Lo racconta oggi “la Repubblica“: alcuni atleti italiani sono tornati a casa, taluni con gli onori, altri a capo chino. Ma se l’entusiasmo della partenza è stato il medesimo, il viaggio del ritorno non lo è stato.
Le medaglie d’oro – ad esempio la Vezzali – hanno viaggiato in classe economica (tra il puzzo di riso alla cantonese e le gabbiette con i polli?) mentre i soliti calciatori – per capirci quella squadretta di mocciosi che ha fatto una magrissima figura in praticamente tutte le partite giocate – morbidamente adagiati in classe “business“. Perchè devono abituarsi fin da piccoli che non sono sportivi come gli altri, ma tanti Porfirogeniti ai quali tutto è concesso, permesso e perdonato.
Sembrerebbe un piccolo aneddoto pacchiano, uno dei tanti che caratterizzano il mondo del calcio, dove la cronaca (nera o rosa, a seconda dei casi) è sempre più presente del puro e semplice gesto atletico.
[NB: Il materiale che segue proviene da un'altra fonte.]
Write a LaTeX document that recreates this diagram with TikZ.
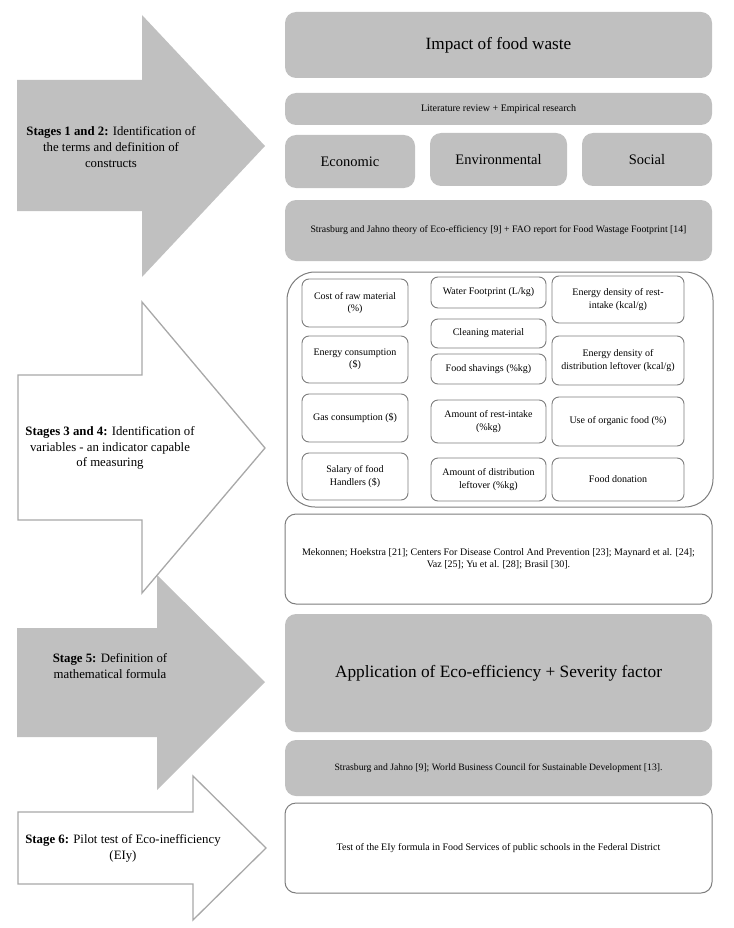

Ma a me pare invece qualcosa di più: un’ulteriore conferma che viviamo in un Paese dove il merito non conta nulla, dove non è importante quello che fai, ma chi sei.
E finchè questo non cambierà, almeno un po’ e in tutti i settori, l’Italia non riuscirà a uscire dalle sue difficoltà ormai ventennali. Non so quanto ancora serva per capire che il tempo dei lustrini è finito e deve iniziare quello della fatica, del merito e dell’impegno. Individuale, senza aspettarsi che dall’altro qualcuno risolva tutto e senza prezzi da pagare.